As she sat alone in the darkened theater, Kara Enz ’13 watched as a group of professional dancers rehearsed for that night’s performance at the Williams Center for the Arts. She knew the routine by heart from studying a video of it countless times on her computer. She knew members of the Ben Munisteri Dance Projects would perform one-legged twirls, vigorous arm spins, and exit stage left one-by-one after 5 minutes and 21 seconds.
Enz was one of three Lafayette students selected to compose music for Catalog, a three-part dance created by Ben Munisteri, a respected New York City choreographer. A psychology major, Enz (Milford, N.J.) worked on the composition over the summer on her home piano conferring with Kirk O’Riordan, assistant professor of music and director of bands, in person and by email.
But before the Sept. 15 rehearsal, she had never seen a live performance of the dance paired with her musical canvas.
“It was incredible,” she said standing in the Williams Center lobby after the rehearsal with fellow student composers Andy Feldman ’11 (Middletown, N.J.), a mechanical engineering major, and Sam Friedman ’11 (Rochester, N.Y.). “I never thought I’d have an opportunity to do something like this.”

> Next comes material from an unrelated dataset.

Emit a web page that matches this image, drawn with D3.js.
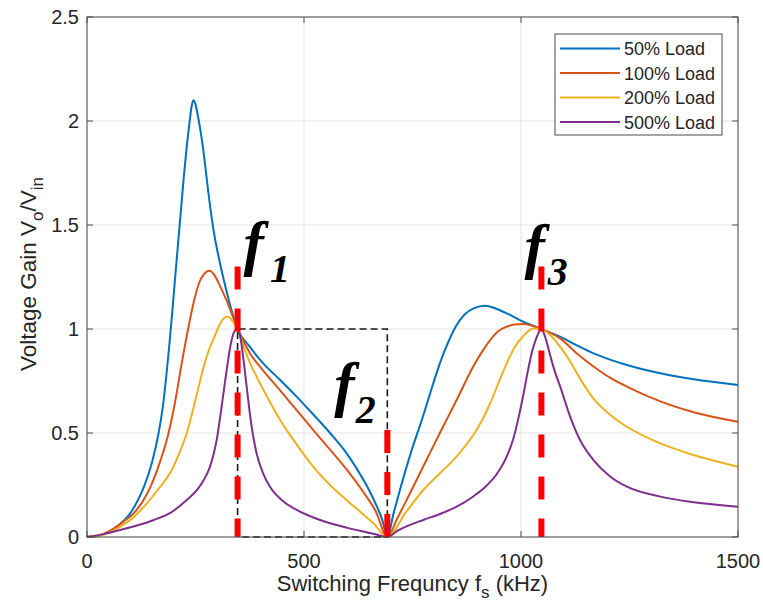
<!DOCTYPE html>
<html>
<head>
<meta charset="utf-8">
<script src="https://cdn.jsdelivr.net/npm/d3@7"></script>
<style>
  html, body { margin: 0; padding: 0; background: #fff; }
  svg { display: block; }
  text { font-family: Arial, "Liberation Sans", Helvetica, sans-serif; fill: #262626; }
</style>
</head>
<body>
<div id="chart"></div>
<script>
// Voltage gain vs switching frequency for four load levels: [kHz, gain]
const load50 = [[0,0],[25,0.006],[50,0.025],[75,0.06],[100,0.115],[118,0.18],[131,0.24],[150,0.36],[165,0.5],[175,0.63],[183,0.78],[190,0.93],[196,1.07],[202,1.22],[209,1.39],[216,1.56],[223,1.73],[230,1.88],[236,1.99],[241,2.07],[245,2.10],[250,2.08],[255,2.03],[261,1.96],[268,1.86],[276,1.72],[283,1.60],[292,1.47],[306,1.32],[320,1.195],[333,1.09],[347,1.0],[375,0.915],[406,0.835],[445,0.755],[483,0.675],[521,0.59],[560,0.50],[592,0.42],[621,0.33],[645,0.245],[665,0.16],[680,0.085],[692,0],[706,0.11],[721,0.226],[744,0.39],[775,0.585],[795,0.72],[813,0.835],[833,0.94],[852,1.02],[870,1.07],[892,1.10],[917,1.112],[940,1.10],[959,1.083],[982,1.06],[1005,1.035],[1047,1.0],[1090,0.963],[1130,0.92],[1167,0.883],[1205,0.853],[1244,0.827],[1321,0.787],[1398,0.758],[1500,0.731]];
const load100 = [[0,0],[30,0.008],[61,0.04],[85,0.075],[108,0.115],[128,0.17],[146,0.24],[168,0.36],[188,0.5],[203,0.65],[217,0.82],[232,0.99],[246,1.13],[258,1.22],[270,1.265],[282,1.28],[294,1.258],[308,1.2],[322,1.135],[347,1.0],[375,0.885],[406,0.80],[445,0.705],[483,0.61],[521,0.515],[560,0.42],[600,0.32],[637,0.215],[665,0.125],[692,0],[715,0.09],[737,0.18],[775,0.34],[813,0.50],[852,0.66],[890,0.82],[910,0.89],[929,0.947],[948,0.99],[967,1.011],[986,1.022],[1005,1.024],[1025,1.016],[1047,1.0],[1090,0.955],[1130,0.88],[1167,0.82],[1206,0.765],[1244,0.723],[1321,0.652],[1398,0.60],[1500,0.554]];
const load200 = [[0,0],[40,0.012],[77,0.05],[110,0.1],[138,0.162],[165,0.232],[192,0.31],[212,0.4],[230,0.5],[250,0.66],[269,0.82],[282,0.905],[295,0.97],[308,1.03],[316,1.053],[323,1.06],[330,1.052],[338,1.03],[347,1.0],[360,0.92],[375,0.84],[391,0.77],[420,0.655],[445,0.5625],[483,0.445],[521,0.338],[560,0.25],[598,0.178],[630,0.12],[660,0.066],[692,0],[735,0.12],[775,0.226],[815,0.31],[852,0.388],[890,0.49],[910,0.56],[929,0.643],[948,0.74],[967,0.835],[986,0.915],[1005,0.965],[1028,1.003],[1047,1.0],[1070,0.965],[1090,0.915],[1113,0.845],[1135,0.765],[1167,0.665],[1206,0.587],[1244,0.53],[1321,0.45],[1398,0.394],[1500,0.338]];
const load500 = [[0,0],[40,0.015],[77,0.034],[115,0.055],[154,0.082],[195,0.12],[231,0.18],[255,0.23],[269,0.274],[282,0.33],[292,0.40],[300,0.48],[307,0.58],[315,0.70],[323,0.82],[331,0.925],[339,0.985],[347,1.0],[353,0.965],[359,0.88],[368,0.72],[378,0.55],[391,0.40],[405,0.31],[422,0.24],[450,0.175],[483,0.13],[520,0.095],[560,0.066],[600,0.044],[637,0.026],[665,0.013],[692,0],[715,0.03],[740,0.055],[775,0.082],[815,0.112],[852,0.146],[890,0.195],[920,0.245],[945,0.305],[967,0.386],[982,0.47],[995,0.58],[1006,0.69],[1016,0.80],[1026,0.895],[1036,0.96],[1047,1.0],[1056,0.96],[1067,0.875],[1078,0.795],[1090,0.725],[1113,0.58],[1136,0.466],[1167,0.37],[1206,0.29],[1244,0.242],[1321,0.194],[1398,0.167],[1500,0.146]];

const seriesNames = ["50% Load", "100% Load", "200% Load", "500% Load"];
const seriesColors = ["#0072BD", "#D95319", "#EDB120", "#7E2F8E"];
const seriesData = [load50, load100, load200, load500];

const freqTicks = [0, 500, 1000, 1500];
const gainTicks = [0, 0.5, 1, 1.5, 2, 2.5];

// Characteristic frequencies f1, f2, f3 and the heights of their marker lines
const markerFreqs = [347, 692, 1047];
const markerTops = [1.3, 0.515, 1.3];
const markerLabels = ["1", "2", "3"];
// Dashed region between f1 and f2 up to unity gain
const boxFreqs = [347, 692];
const boxGain = 1.0;

const W = 763, H = 612;
const plot = { left: 87, right: 738, top: 17, bottom: 537 };

const svg = d3.select("#chart").append("svg")
  .attr("width", W).attr("height", H)
  .attr("viewBox", `0 0 ${W} ${H}`);
svg.append("rect").attr("width", W).attr("height", H).attr("fill", "#fff");

const x = d3.scaleLinear().domain([0, 1500]).range([plot.left, plot.right]);
const y = d3.scaleLinear().domain([0, 2.5]).range([plot.bottom, plot.top]);

// grid
const grid = svg.append("g");
grid.selectAll("line.gx").data(freqTicks).join("line")
  .attr("x1", d => x(d)).attr("x2", d => x(d))
  .attr("y1", plot.top).attr("y2", plot.bottom)
  .attr("stroke", "#e3e3e3").attr("stroke-width", 1);
grid.selectAll("line.gy").data(gainTicks).join("line")
  .attr("x1", plot.left).attr("x2", plot.right)
  .attr("y1", d => y(d)).attr("y2", d => y(d))
  .attr("stroke", "#e3e3e3").attr("stroke-width", 1);

// curves
const line = d3.line().x(d => x(d[0])).y(d => y(d[1])).curve(d3.curveMonotoneX);
svg.append("g").selectAll("path").data(seriesData).join("path")
  .attr("d", d => line(d))
  .attr("fill", "none")
  .attr("stroke", (d, i) => seriesColors[i])
  .attr("stroke-width", 2)
  .attr("stroke-linejoin", "round");

// black dashed region
const boxPts = [[boxFreqs[0], 0], [boxFreqs[0], boxGain], [boxFreqs[1], boxGain], [boxFreqs[1], 0], [boxFreqs[0], 0]];
svg.append("path")
  .attr("d", d3.line().x(d => x(d[0])).y(d => y(d[1]))(boxPts))
  .attr("fill", "none").attr("stroke", "#1a1a1a").attr("stroke-width", 1.6)
  .attr("stroke-dasharray", "7,4");

// red marker lines
svg.append("g").selectAll("line").data(markerFreqs).join("line")
  .attr("x1", d => x(d)).attr("x2", d => x(d))
  .attr("y1", (d, i) => y(markerTops[i])).attr("y2", y(0))
  .attr("stroke", "#ff0000").attr("stroke-width", 6)
  .attr("stroke-dasharray", "23,19");

// f labels (italic f with a subscript index)
const labelPos = [
  { dx: 6, y: 264, sub: 6 },
  { dx: -53, y: 405, sub: 1 },
  { dx: -17, y: 267, sub: 3 }
];
const flab = svg.append("g");
markerFreqs.forEach((f, i) => {
  const t = flab.append("text")
    .attr("x", x(f) + labelPos[i].dx).attr("y", labelPos[i].y)
    .style("font-family", "'Liberation Serif', 'Times New Roman', serif")
    .style("font-weight", "bold").style("font-style", "italic")
    .style("fill", "#000");
  t.append("tspan").style("font-size", "61px").text("f");
  t.append("tspan").attr("dx", labelPos[i].sub).attr("dy", 18).style("font-size", "40px").text(markerLabels[i]);
});

// axes frame and ticks
const axisColor = "#4d4d4d";
svg.append("rect")
  .attr("x", plot.left).attr("y", plot.top)
  .attr("width", plot.right - plot.left).attr("height", plot.bottom - plot.top)
  .attr("fill", "none").attr("stroke", axisColor).attr("stroke-width", 1);
const tickLen = 6;
const ticks = svg.append("g").attr("stroke", axisColor).attr("stroke-width", 1);
freqTicks.forEach(t => {
  ticks.append("line").attr("x1", x(t)).attr("x2", x(t)).attr("y1", plot.bottom).attr("y2", plot.bottom - tickLen);
  ticks.append("line").attr("x1", x(t)).attr("x2", x(t)).attr("y1", plot.top).attr("y2", plot.top + tickLen);
});
gainTicks.forEach(t => {
  ticks.append("line").attr("y1", y(t)).attr("y2", y(t)).attr("x1", plot.left).attr("x2", plot.left + tickLen);
  ticks.append("line").attr("y1", y(t)).attr("y2", y(t)).attr("x1", plot.right).attr("x2", plot.right - tickLen);
});

// tick labels
svg.append("g").selectAll("text").data(freqTicks).join("text")
  .attr("x", d => x(d)).attr("y", 568)
  .attr("text-anchor", "middle").style("font-size", "20px")
  .text(d => d);
svg.append("g").selectAll("text").data(gainTicks).join("text")
  .attr("x", 79).attr("y", d => y(d) + 7)
  .attr("text-anchor", "end").style("font-size", "20px")
  .text(d => d);

// axis titles
const xl = svg.append("text")
  .attr("x", (plot.left + plot.right) / 2).attr("y", 591)
  .attr("text-anchor", "middle").style("font-size", "22px");
xl.append("tspan").text("Switching Frequncy f");
xl.append("tspan").attr("dy", 7).style("font-size", "17px").text("s");
xl.append("tspan").attr("dy", -7).text(" (kHz)");

const yl = svg.append("text")
  .attr("transform", `translate(36,${(plot.top + plot.bottom) / 2 - 3}) rotate(-90)`)
  .attr("text-anchor", "middle").style("font-size", "22.5px");
yl.append("tspan").text("Voltage Gain V");
yl.append("tspan").attr("dy", 7).style("font-size", "17px").text("o");
yl.append("tspan").attr("dy", -7).text("/V");
yl.append("tspan").attr("dy", 7).style("font-size", "17px").text("in");

// legend
const lg = svg.append("g");
lg.append("rect").attr("x", 555).attr("y", 34).attr("width", 167).attr("height", 101)
  .attr("fill", "#fff").attr("stroke", "#4d4d4d").attr("stroke-width", 1);
seriesNames.forEach((name, i) => {
  const ry = 48.5 + i * 24.5;
  lg.append("line").attr("x1", 560).attr("x2", 620).attr("y1", ry).attr("y2", ry)
    .attr("stroke", seriesColors[i]).attr("stroke-width", 2);
  lg.append("text").attr("x", 624).attr("y", ry + 6.5).style("font-size", "18px").text(name);
});
</script>
</body>
</html>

The dance would be repeated two hours later along with four other routines during a public performance that was well received by a crowd that applauded loudly when the three composers climbed onto the stage for a well-deserved bow. For now, the students were awed by the rehearsal.
“I’m lucky I came to a small liberal arts college,” said Friedman, who is pursuing an A.B. with a major in music and a B.S. in electrical and computer engineering. “If I had gone to a big school there would have been too many students competing” for the privilege of composing music for a professional dance troupe.

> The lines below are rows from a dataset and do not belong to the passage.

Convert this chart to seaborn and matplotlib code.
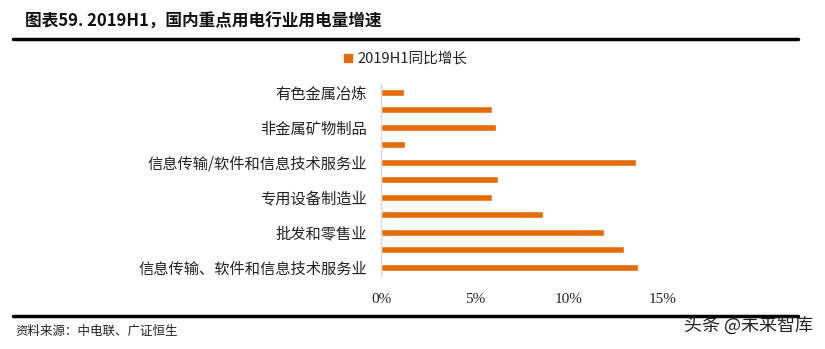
import matplotlib
matplotlib.use("Agg")
import matplotlib.pyplot as plt
import seaborn as sns
import pandas as pd
from matplotlib.ticker import FuncFormatter

categories = ["有色金属冶炼", "黑色金属冶炼", "非金属矿物制品", "化学原料制品",
              "信息传输/软件和信息技术服务业", "通用设备制造业", "专用设备制造业",
              "电气机械制造业", "批发和零售业", "住宿和餐饮业",
              "信息传输、软件和信息技术服务业"]
tick_labels = ["有色金属冶炼", "", "非金属矿物制品", "",
               "信息传输/软件和信息技术服务业", "", "专用设备制造业",
               "", "批发和零售业", "", "信息传输、软件和信息技术服务业"]
growth = [0.012, 0.059, 0.061, 0.013, 0.1355, 0.062, 0.059, 0.086, 0.1185, 0.1295, 0.1365]
series_name = "2019H1同比增长"
x_ticks = [0, 0.05, 0.10, 0.15]

sns.set_theme(style="white")
plt.rcParams['font.family'] = ['Noto Sans CJK SC', 'DejaVu Sans']

df = pd.DataFrame({"cat": categories, "val": growth, "series": series_name})

fig = plt.figure(figsize=(8.25, 3.49), dpi=100)
ax = fig.add_axes([381/825, 1-276/349, (663-381)/825, (276-83.5)/349])

sns.barplot(data=df, y="cat", x="val", hue="series", orient="h",
            palette=["#E46C0A"], saturation=1, width=0.38, ax=ax, legend=False,
            order=categories)

ax.set_xlim(0, 0.15)
ax.set_ylim(len(categories) - 0.5, -0.5)
ax.set_xticks(x_ticks)
ax.xaxis.set_major_formatter(FuncFormatter(lambda v, p: f"{v*100:.0f}%"))
ax.set_yticks(range(len(categories)))
ax.set_yticklabels(tick_labels, fontsize=11, color="#222222")
for lbl in ax.get_xticklabels():
    lbl.set_fontfamily(["Liberation Serif", "DejaVu Sans"])
    lbl.set_fontsize(11)
    lbl.set_color("#222222")
ax.tick_params(axis="y", length=0, pad=10)
ax.tick_params(axis="x", length=0, pad=12)
ax.set_xlabel("")
ax.set_ylabel("")
for s in ["top", "right", "bottom"]:
    ax.spines[s].set_visible(False)
ax.spines["left"].set_color("#D9D9D9")
ax.spines["left"].set_linewidth(1)

# Title
fig.text(25/825, 1-22/349, "图表59. 2019H1，国内重点用电行业用电量增速",
         fontsize=12, fontweight="bold", va="center", ha="left", color="#111111")
fig.add_artist(plt.Line2D([13/825, 798/825], [1-39/349, 1-39/349], color="black", lw=2.5))

# Legend
fig.patches.append(plt.Rectangle((344/825, 1-62/349), 8/825, 8/349, color="#E46C0A",
                                 transform=fig.transFigure, figure=fig))
fig.text(357/825, 1-58/349, series_name, fontsize=10.5, va="center", ha="left", color="#222222")

# Footer
fig.add_artist(plt.Line2D([13/825, 798/825], [1-316/349, 1-316/349], color="black", lw=2.5))
fig.text(15/825, 1-331/349, "资料来源：中电联、广证恒生", fontsize=9, va="center", ha="left", color="#222222")
fig.text(813/825, 1-325/349, "头条 @未来智库", fontsize=13, va="center", ha="right", color="#222222")

fig.savefig("out.png", dpi=100)
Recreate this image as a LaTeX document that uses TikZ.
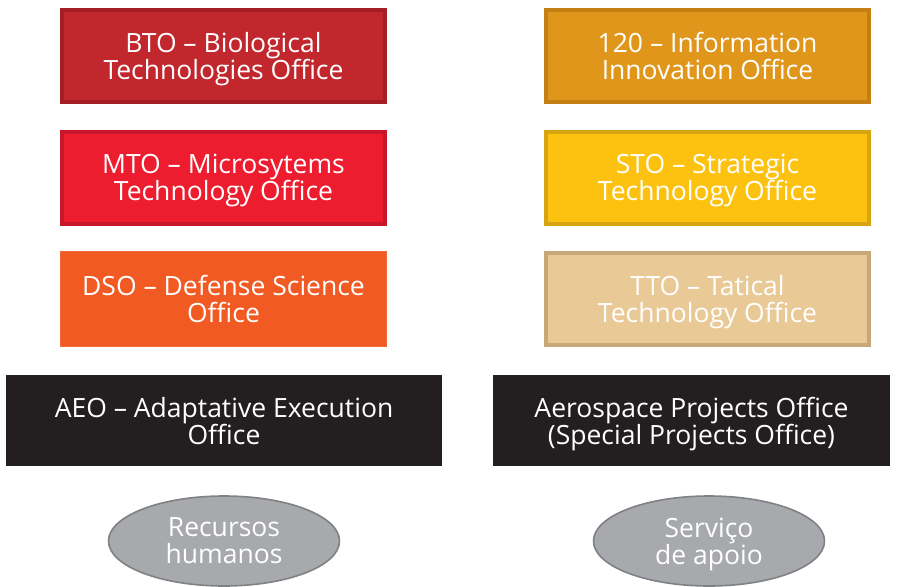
\documentclass[tikz,border=0pt]{standalone}
\usepackage{fontspec}
\setmainfont{Open Sans}
\usetikzlibrary{shapes.geometric}
\definecolor{btoF}{HTML}{C1272D}\definecolor{btoB}{HTML}{A21F25}
\definecolor{iioF}{HTML}{E0961A}\definecolor{iioB}{HTML}{C47F13}
\definecolor{mtoF}{HTML}{ED1C2E}\definecolor{mtoB}{HTML}{C8172B}
\definecolor{stoF}{HTML}{FDC20F}\definecolor{stoB}{HTML}{D9A412}
\definecolor{dsoF}{HTML}{F15A22}\definecolor{dsoB}{HTML}{F26A38}
\definecolor{ttoF}{HTML}{E9C996}\definecolor{ttoB}{HTML}{C8A779}
\definecolor{darkF}{HTML}{231F20}
\definecolor{ovalF}{HTML}{A7A9AC}\definecolor{ovalB}{HTML}{7F8184}
\tikzset{
  label font/.style={font=\fontsize{26.5}{27}\selectfont, text depth=0pt},
  office/.style={rectangle, line width=4pt, minimum width=323pt, minimum height=92pt,
    text=white, align=center, inner sep=0pt, label font},
  wide/.style={rectangle, minimum width=436pt, minimum height=91pt,
    fill=darkF, text=white, align=center, inner sep=0pt, label font},
  oval/.style={ellipse, draw=ovalB, fill=ovalF, line width=1.6pt,
    minimum width=231pt, minimum height=90pt, inner sep=0pt,
    text=white, align=center, label font},
}
\begin{document}
\begin{tikzpicture}[x=1pt,y=-1pt]
\useasboundingbox (0,0) rectangle (906,587);
\fill[white] (0,0) rectangle (906,587);
% left column
\node[office, draw=btoB, fill=btoF] (bto) at (223.5,56) {BTO -- Biological\\Technologies Office};
\node[office, draw=mtoB, fill=mtoF] (mto) at (223.5,177.5) {MTO -- Microsytems\\Technology Office};
\node[office, draw=dsoB, fill=dsoF, line width=1pt, minimum width=326pt, minimum height=95pt] (dso) at (223.5,299) {DSO -- Defense Science\\Office};
% right column
\node[office, draw=iioB, fill=iioF] (iio) at (707.5,56) {120 -- Information\\Innovation Office};
\node[office, draw=stoB, fill=stoF] (sto) at (707.5,177.5) {STO -- Strategic\\Technology Office};
\node[office, draw=ttoB, fill=ttoF] (tto) at (707.5,299) {TTO -- Tatical\\Technology Office};
% dark bars
\node[wide] (aeo) at (224,420.5) {AEO -- Adaptative Execution\\Office};
\node[wide, minimum width=397pt] (apo) at (691.5,420.5) {Aerospace Projects Office\\(Special Projects Office)};
% ovals
\node[oval] (rh) at (224,541) {Recursos\\humanos};
\node[oval] (sa) at (709,541) {Serviço\\de apoio};
\end{tikzpicture}
\end{document}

It’s an opportunity few students receive, let alone undergraduate ones, but O’Riordan said he knew the trio was up for the challenge when Munisteri called the College for help in securing replacement music for his eclectic 12-minute dance.
“I knew it was going to be incredibly difficult because the musical events have to align with existing movements, but I also knew these three could handle it,” O’Riordan said.
Catalog, which combines elements of ballet, step dancing, and the mechanical moves of cheerleading into gliding waves and fixed points of pattern, was originally performed at a concert in New York City to three songs from the British rock group Radiohead. The group had granted Munisteri a one-time use of its songs at a free concert last August at Lincoln Center Out of Doors.
“The group is really popular right now,” said Munisteri. “To get permission to use their music is a bit of an arduous and expensive process.”
Munisteri, who teaches performance and digital technology at The New School for Liberal Arts in Manhattan, contacted Lafayette because of fond memories from 2005 when he was an artist in residence here.
“I told Kirk the students had to respect three parameters: duration, tempo, and meter,” said Munisteri, noting the students had to produce cohesive pieces that complemented the dance.
Each student approached the task differently. Friedman, who interned at an engineering firm in Switzerland over the summer, composed his piece on a piano in the basement of the building where he worked and emailed O’Riordan typed notes of the score.
He drew inspiration from his European travels, he says, and the musical outcome pays homage to the people and sights, a sensual, melancholy composition that evokes the wistfulness of a lullaby.
Compared to Friedman, Feldman took a high-tech approach, playing gestures on his keyboard, which he then recorded on his computer, enabling him to add special effects and mix sounds.
“Different movements of the dance evoked different musical ideas,” said Feldman, whose creation is the most energetic of the three.
“It was a really big sound,” said Munisteri. “I asked him to kill the percussion in one part. It’s a dense composition but it fits that part of the dance perfectly.”
Enz said she struggled at first trying to match the music perfectly with the pitch of the dance. “I had so many ideas but I hadn’t developed any of them,” she said. “I got caught up in the details.”
Her breakthrough moment came while watching a move on the video where dancers leaned to the side with their arms above their head in a circle and then rolled. “It looked like a wave or an undulation,” she said. “That became the jumping point for that section,” which flows gracefully from one element to the next.
The students’ works were then recorded on piano by Holly Roadfeldt, a professional pianist and O’Riordan’s wife.
“I just love what they came up with,” Munisteri said. “They’re so different from the Radiohead pieces, you would never know they were based on the group’s songs.”
As a result, viewers’ experience of the dance is quite different. “Where once it was techno and heavy melodic, now it’s this lush haunting sound,” Munisteri said. “The dancers found it very challenging.”
O’Riordan said he was impressed with the breadth of his students’ creativity and confined his role to adviser. “They kind of knew what they were doing so we’d sit down and I’d make them articulate their ideas on paper in a fresh and eloquent way.”
As for the students, the experience of not only creating a musical vision but then watching as professional dancers performed to it on stage was extraordinary.
“It was really cool,” said Feldman. “I’m not going to forget this.”